Behavioural Based Safety (BBS) – What’s it all About?
Over the past few weeks we’ve been taking a look at Behavioural Safety – issues for employers to take into account, whether or not your construction company would benefit from it and why workers take the risks that they do in an industry that’s already risky enough by anybody’s standards. We all know that the construction sector is responsible for some of the highest stats when it comes to serious injuries and deaths – it’s a risky business by its very nature. When you take into account the amount of roofing work that’s done during construction projects and the need to use access equipment like ladders, scaffolding and work platforms, this adds an extra element of danger that means there’s no room for mistakes when it comes to construction. Today we’re going to take a look at what Behavioural Safety actually is.

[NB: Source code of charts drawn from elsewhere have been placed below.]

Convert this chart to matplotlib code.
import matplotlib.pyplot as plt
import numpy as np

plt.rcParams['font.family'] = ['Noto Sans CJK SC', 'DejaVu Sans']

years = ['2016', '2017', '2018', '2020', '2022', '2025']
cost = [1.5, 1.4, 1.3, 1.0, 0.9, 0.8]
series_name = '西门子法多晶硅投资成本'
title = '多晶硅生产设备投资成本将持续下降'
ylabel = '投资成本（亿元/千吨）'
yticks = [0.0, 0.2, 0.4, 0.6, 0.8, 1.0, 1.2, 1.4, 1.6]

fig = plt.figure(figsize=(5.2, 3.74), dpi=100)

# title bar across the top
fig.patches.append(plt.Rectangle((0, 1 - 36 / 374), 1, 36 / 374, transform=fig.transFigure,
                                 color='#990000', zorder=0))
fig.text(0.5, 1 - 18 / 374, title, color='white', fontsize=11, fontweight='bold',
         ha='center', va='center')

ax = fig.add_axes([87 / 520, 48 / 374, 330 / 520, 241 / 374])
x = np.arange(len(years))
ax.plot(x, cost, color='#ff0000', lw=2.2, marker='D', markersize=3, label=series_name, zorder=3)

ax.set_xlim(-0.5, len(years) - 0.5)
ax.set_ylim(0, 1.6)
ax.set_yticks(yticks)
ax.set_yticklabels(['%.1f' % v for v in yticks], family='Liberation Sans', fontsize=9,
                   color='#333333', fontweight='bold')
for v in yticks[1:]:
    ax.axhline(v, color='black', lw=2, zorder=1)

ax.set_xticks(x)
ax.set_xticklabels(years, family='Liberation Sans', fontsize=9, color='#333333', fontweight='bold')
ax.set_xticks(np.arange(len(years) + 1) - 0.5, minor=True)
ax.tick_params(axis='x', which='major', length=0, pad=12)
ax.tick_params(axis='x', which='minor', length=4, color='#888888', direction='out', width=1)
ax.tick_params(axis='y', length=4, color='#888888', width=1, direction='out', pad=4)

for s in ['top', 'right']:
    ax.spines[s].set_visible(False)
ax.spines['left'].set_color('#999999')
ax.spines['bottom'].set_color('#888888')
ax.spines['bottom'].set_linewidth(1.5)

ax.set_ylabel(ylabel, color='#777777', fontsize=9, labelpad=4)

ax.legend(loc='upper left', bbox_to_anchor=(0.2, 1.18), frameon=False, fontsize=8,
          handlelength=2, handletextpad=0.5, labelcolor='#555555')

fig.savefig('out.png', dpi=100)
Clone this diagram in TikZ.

Behavioural Safety is the term that came about to describe Applied Behaviour Analysis. Behaviour Analysis is simply the scientific study of behaviour with the objective of discovering principles and laws that govern people’s behaviour. Applied Behaviour Analysis is the application of the principles and laws discovered by the science to problems of working and living in order to increase the effectiveness of individuals, groups, companies and governments. The method used to discover these effective practices is the scientific method, a process that involves the following steps:
· Identifying a problem and collecting objective data
· Developing hypotheses
· Testing those hypotheses by controlled experimentation
· Drawing conclusions from the findings
· Applying the findings to test the hypotheses in similar situations
All of the steps involved must be repeatable so that they can be depended upon to predict future results. All procedures and data gathered must be fully documented so that other scientists can repeat the results using the same processes and avoid biased interpretation of results.
Behaviour based safety is the application of the science of applied behaviour analysis to issues of safety in the workplace. The issues will include every employee from the front-line staff to members of the Board and will involve equipment, architecture, management systems, work processes and management, and employee behaviour. The implementation of behaviour based safety programme in the workplace can be used to continuously improve safety and lead to a reduction in the number of incidents and accidents.
According to the UK Health and Safety Executive (HSE), there have been significant improvements in recent years in engineering and safety management systems. However, despite those advances, major accidents still occur due to failures and behavioural interventions alone will not address this. Companies considering implementing a behavioural safety programme need to take a balanced approach between personal safety and major accident safety when considering whether or not to adopt such a programme.
In order for any system or programme to be effective, the corporate culture must also be taken into account. What works for one company may not work for a similar company with a different culture. The original basic concepts of Behavioural Based Safety (BBS) include pointing out to employees how they contribute to a safe working environment by letting them know when they are performing safely and unsafely. All employees will need to take an active thinking role in their own personal safety and that of others in order to improve the safety process in any organisation.